Thu, Nov 12, 2015 at 02:47:16PM CET, jtluka(a)redhat.com wrote:
Thu, Nov 12, 2015 at 12:19:53PM CET, olichtne(a)redhat.com wrote:
>On Wed, Nov 11, 2015 at 02:55:11PM +0100, Jiri Prochazka wrote:
>> This patch adds support for measuring both local and remote CPU utilization:
>> New option for netperf client have been added:
>> cpu_util - when set to "local", netperf is run with -c argument,
enabling measure of local CPU utilization during run,
>> when set to "remote", netperf is run with -C argument,
enabling measure of remote CPU utilization during run,
>> when set to "both", netperf is run with both -c and -C
arguments
>>
>> Parsing of throughput and confidence interval has been made cleaner:
>> Using omni netperf output, all relevant data are now stored in key=val
format,
>> which can be parsed more easily and is the same for all netperf test types.
>>
>> Changes in v2:
>> Changed format of cpu_util argument (described above)
>>
>> Renamed keys in res_val dict to from loc_cpu_util and rem_cpu util
>> to LOCAL_CPU_UTIL and REMOTE_CPU_UTIL
>>
>> Fixed incorrect real confidence value, now the touple correctly
>> returns (CONFIDENCE_LEVEL, THROUGHPUT_CONFIDENCE_INTERVAL/2)
>>
>> Changes in v3:
>> Removed redundant error value parsing from _parse_confidence method
>>
>> Signed-off-by: Jiri Prochazka <jprochaz(a)redhat.com>
>
>Looks good, after jtlukas tests finish and there's no new problems i'll
>ack and push it.
Tests are ok.
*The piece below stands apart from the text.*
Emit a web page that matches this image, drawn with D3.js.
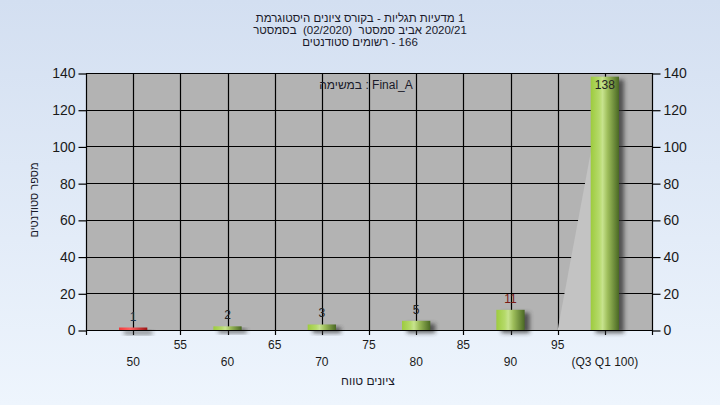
<!DOCTYPE html>
<html><head><meta charset="utf-8">
<script src="https://cdn.jsdelivr.net/npm/d3@7/dist/d3.min.js"></script>
<style>
html,body{margin:0;padding:0;}
svg{display:block;font-family:"Liberation Sans","DejaVu Sans",sans-serif;}
</style></head>
<body><svg id="c" width="720" height="405"></svg>
<script>
// ---- data ----
const categories = [50, 60, 70, 80, 90, 100];
const counts = [1, 2, 3, 5, 11, 138];
const barColors = ["red", "green", "green", "green", "green", "green"];
const labelColors = ["#1d3550", "#222", "#222", "#222", "#7a1a14", "#222"];
const upperTicks = [55, 65, 75, 85, 95];
const lowerTickLabels = ["50", "60", "70", "80", "90", "(Q3 Q1 100)"];
const yTicks = [0, 20, 40, 60, 80, 100, 120, 140];
const titleLines = ["היסטוגרמת ציונים בקורס - תגליות מדעיות 1", "בסמסטר  (02/2020)  סמסטר אביב 2020/21", "סטודנטים רשומים - 166"];
const taskLabel = "במשימה : Final_A";
const xTitle = "טווח ציונים";
const yTitle = "מספר סטודנטים";

const svg = d3.select("#c");
const W = 720, H = 405;
const L = 86, R = 652, T = 73, B = 330;
const x = d3.scaleLinear().domain([45, 105]).range([L, R]);
const y = d3.scaleLinear().domain([0, 140]).range([B, T]);
const halfW = 1.5;

// lay out words left-to-right (as the original renderer does), centred on cx
function drawWords(s, cx, by, size, color) {
  const g = svg.append("g");
  const tokens = s.split(" ");
  const probe = g.append("text").style("font-size", size + "px").text("a a");
  const probe2 = g.append("text").style("font-size", size + "px").text("aa");
  const sp = probe.node().getComputedTextLength() - probe2.node().getComputedTextLength();
  probe.remove(); probe2.remove();
  let pos = 0;
  const items = [];
  tokens.forEach((t, i) => {
    if (t.length) {
      const el = g.append("text").attr("y", by).attr("fill", color).style("font-size", size + "px").text(t);
      const w = el.node().getComputedTextLength();
      items.push({el, pos});
      pos += w;
    }
    if (i < tokens.length - 1) pos += sp;
  });
  const start = cx - pos / 2;
  items.forEach(it => it.el.attr("x", start + it.pos));
  return g;
}

const defs = svg.append("defs");
const bg = defs.append("linearGradient").attr("id", "bg").attr("x1", 0).attr("y1", 0).attr("x2", 0).attr("y2", 1);
bg.append("stop").attr("offset", "0%").attr("stop-color", "#d3dff1");
bg.append("stop").attr("offset", "100%").attr("stop-color", "#eef5fd");
const gg = defs.append("linearGradient").attr("id", "green").attr("x1", 0).attr("y1", 0).attr("x2", 1).attr("y2", 0);
[["0%", "#9dcb3e"], ["30%", "#b5da6a"], ["42%", "#c7e38e"], ["60%", "#9dbd5a"], ["100%", "#4a6824"]].forEach(s => gg.append("stop").attr("offset", s[0]).attr("stop-color", s[1]));
const rg = defs.append("linearGradient").attr("id", "red").attr("x1", 0).attr("y1", 0).attr("x2", 1).attr("y2", 0);
[["0%", "#f03a3a"], ["40%", "#ff6060"], ["100%", "#9a1414"]].forEach(s => rg.append("stop").attr("offset", s[0]).attr("stop-color", s[1]));
const f = defs.append("filter").attr("id", "blur").attr("x", "-50%").attr("y", "-50%").attr("width", "200%").attr("height", "200%");
f.append("feGaussianBlur").attr("stdDeviation", 2);

svg.append("rect").attr("width", W).attr("height", H).attr("fill", "url(#bg)");

// plot area
svg.append("rect").attr("x", L).attr("y", T).attr("width", R - L).attr("height", B - T).attr("fill", "#b3b3b3");

// grid
const gridX = d3.range(50, 101, 5);
svg.append("g").selectAll("line").data(gridX).join("line")
  .attr("x1", d => Math.round(x(d)) + 0.5).attr("x2", d => Math.round(x(d)) + 0.5)
  .attr("y1", T).attr("y2", B + 5).attr("stroke", "#000").attr("stroke-width", 1.2);
svg.append("g").selectAll("line").data(yTicks).join("line")
  .attr("x1", L).attr("x2", R)
  .attr("y1", d => Math.round(y(d)) + 0.5).attr("y2", d => Math.round(y(d)) + 0.5)
  .attr("stroke", "#000").attr("stroke-width", 1.2);

// light triangle behind the last bar
const lastI = categories.length - 1;
svg.append("path")
  .attr("d", d3.line()([[x(categories[lastI] - 5), y(0)], [x(categories[lastI]), y(counts[lastI])], [x(categories[lastI]), y(0)]]) + "Z")
  .attr("fill", "#c3c3c3");

// axes lines
svg.append("line").attr("x1", L + 0.5).attr("x2", L + 0.5).attr("y1", T).attr("y2", B + 5).attr("stroke", "#000").attr("stroke-width", 1.2);
svg.append("line").attr("x1", R + 0.5).attr("x2", R + 0.5).attr("y1", T).attr("y2", B + 5).attr("stroke", "#000").attr("stroke-width", 1.2);

// y axes (left & right)
const leftAx = svg.append("g").attr("transform", `translate(${L + 0.5},0.5)`)
  .call(d3.axisLeft(y).tickValues(yTicks).tickSize(8).tickPadding(3).tickSizeOuter(0));
const rightAx = svg.append("g").attr("transform", `translate(${R + 0.5},0.5)`)
  .call(d3.axisRight(y).tickValues(yTicks).tickSize(8).tickPadding(3).tickSizeOuter(0));
[leftAx, rightAx].forEach(a => {
  a.select(".domain").remove();
  a.selectAll("line").attr("stroke", "#000").attr("stroke-width", 1.2);
  a.selectAll("text").attr("fill", "#1a1a1a").style("font-size", "14px").style("font-family", "Liberation Sans, sans-serif");
});

// bars: shadow then bar
const bars = categories.map((c, i) => ({c, v: counts[i], col: barColors[i], lc: labelColors[i]}));
svg.append("g").selectAll("rect").data(bars).join("rect")
  .attr("x", d => x(d.c - halfW) + 5).attr("width", d => x(d.c + halfW) - x(d.c - halfW))
  .attr("y", d => y(d.v) + 3).attr("height", d => Math.max(3, y(0) - y(d.v)))
  .attr("fill", "#303030").attr("opacity", 0.75).attr("filter", "url(#blur)");
svg.append("g").selectAll("rect").data(bars).join("rect")
  .attr("x", d => x(d.c - halfW)).attr("width", d => x(d.c + halfW) - x(d.c - halfW))
  .attr("y", d => Math.min(y(d.v), y(0) - 2.5)).attr("height", d => Math.max(2.5, y(0) - y(d.v)))
  .attr("fill", d => d.col === "red" ? "url(#red)" : "url(#green)");

// x axis baseline
svg.append("line").attr("x1", L).attr("x2", R + 1).attr("y1", B + 0.5).attr("y2", B + 0.5).attr("stroke", "#000").attr("stroke-width", 1.2);

// value labels
svg.append("g").selectAll("text").data(bars).join("text")
  .attr("x", d => x(d.c)).attr("text-anchor", "middle")
  .attr("y", d => Math.max(y(d.v) - 7, T + 16))
  .attr("fill", d => d.lc).style("font-size", "12px")
  .text(d => d.v);

// x tick labels
svg.append("g").selectAll("text").data(upperTicks).join("text")
  .attr("x", d => x(d)).attr("y", 349).attr("text-anchor", "middle")
  .attr("fill", "#1a1a1a").style("font-size", "12px").text(d => d);
svg.append("g").selectAll("text").data(categories).join("text")
  .attr("x", d => x(d)).attr("y", 366).attr("text-anchor", "middle")
  .attr("fill", "#1a1a1a").style("font-size", "12px").text((d, i) => lowerTickLabels[i]);

// titles
titleLines.forEach((t, i) => drawWords(t, 360, 22 + i * 12, 11.5, "#1a1a2a"));
drawWords(taskLabel, 366, 89, 12, "#1a1a2a");
drawWords(xTitle, 368, 385, 12, "#1a1a2a");

svg.append("text").attr("transform", "translate(38,200) rotate(-90)").attr("text-anchor", "middle")
  .attr("fill", "#1a1a2a").style("font-size", "11px").text(yTitle);
</script></body></html>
I've checked whether confidence is same with old and new
approach and it's the same.
Acked-by: Jan Tluka <jtluka(a)redhat.com>
I've noticed that the UDP_STREAM performance dropped after this change.
First I thought it is because of cpu utilization data collection but
disabling this did not help.
Very likely this is because of OMNI output. I've looked in the netperf
code and there are few other "THROUGHPUT" values:
src/nettest_omni.c:
LOCAL_SEND_THROUGHPUT,
LOCAL_RECV_THROUGHPUT,
REMOTE_SEND_THROUGHPUT,
REMOTE_RECV_THROUGHPUT,
I'm wondering if the previous value that we reported is some of these.